Friday, November 7, 2008

Statement in Progress

I have had to start putting my thoughts in order since the parole hearing is basically a month away. It took me quite a while to write my statement for the courts the first time. I started by just putting thoughts and feelings down, not sure exactly what I wanted to say. I changed my whole concept multiple times before I came up with what I read in court. At first I wanted to share our whole tragic day from start to finish so Ryan Sundermann would hear the pain inflicted on all of us. I scrapped that and went to writing about our lives with Abrielle because I wanted people to know her. I decided this was not what I should do either and finally came up with what I tearfully read in front of everyone. Here is the link to what the paper published and it's pretty accurate. http://www.maryvilledailyforum.com/news/x1470892480 So, since this is part of the case record, I have to start all over with a new statement. The parole board will have the first statement to read as part of his record. The good news is they will see my request to have a picture of Abrielle in his cell and can make a decision on that since the judge didn't. I have found a quote from Mark Twain that describes our grief quite well. He lost a daughter to meningitis and said, "Losing a child is like your house burning down. At first you're crushed by the calamity that the house is gone. And then, over the months and years to follow, you remember all the precious and irreplaceable things that were found only in that house. The ripples of grief stretch out of sight." This may even end up in my statement somewhere.
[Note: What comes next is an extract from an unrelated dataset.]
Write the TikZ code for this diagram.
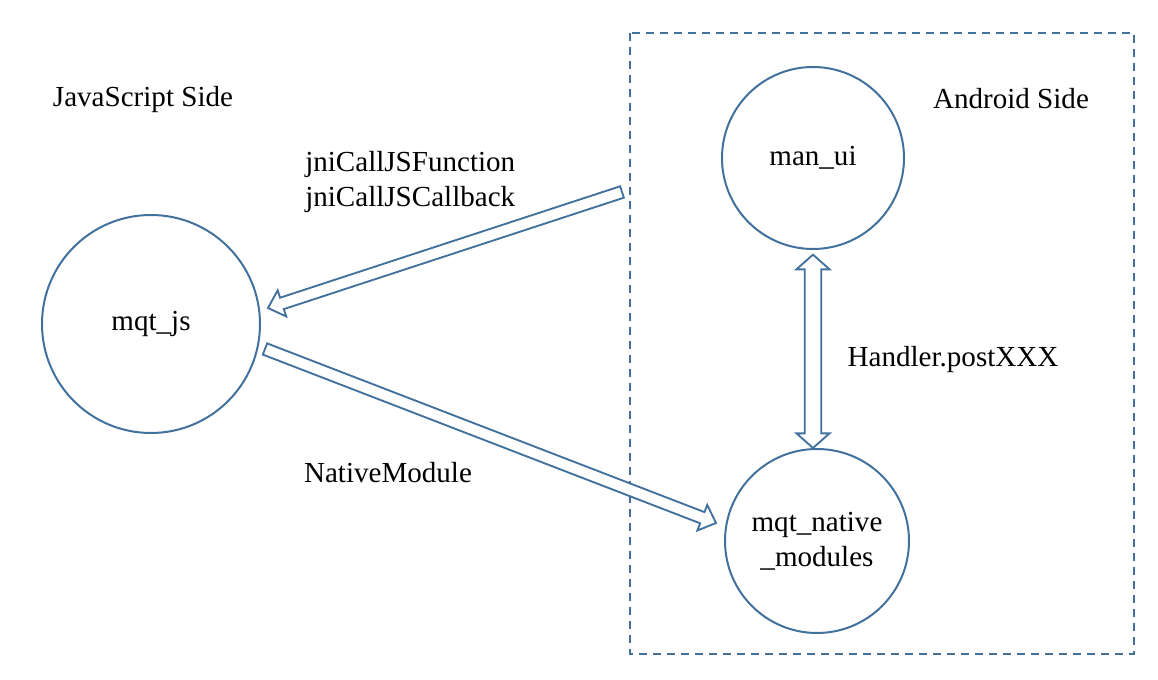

It is just so true. We received a letter in the mail giving us instructions for the parole hearing and a map of the facility. Just seemed to make it that much more real that he could get out and be free to live his life while ours is still full of grief for our little girl he selfishly stole from us. I'd better end now, because I can sense the anger coming out and that's not what I want on here even though that is still an emotion we have to deal with.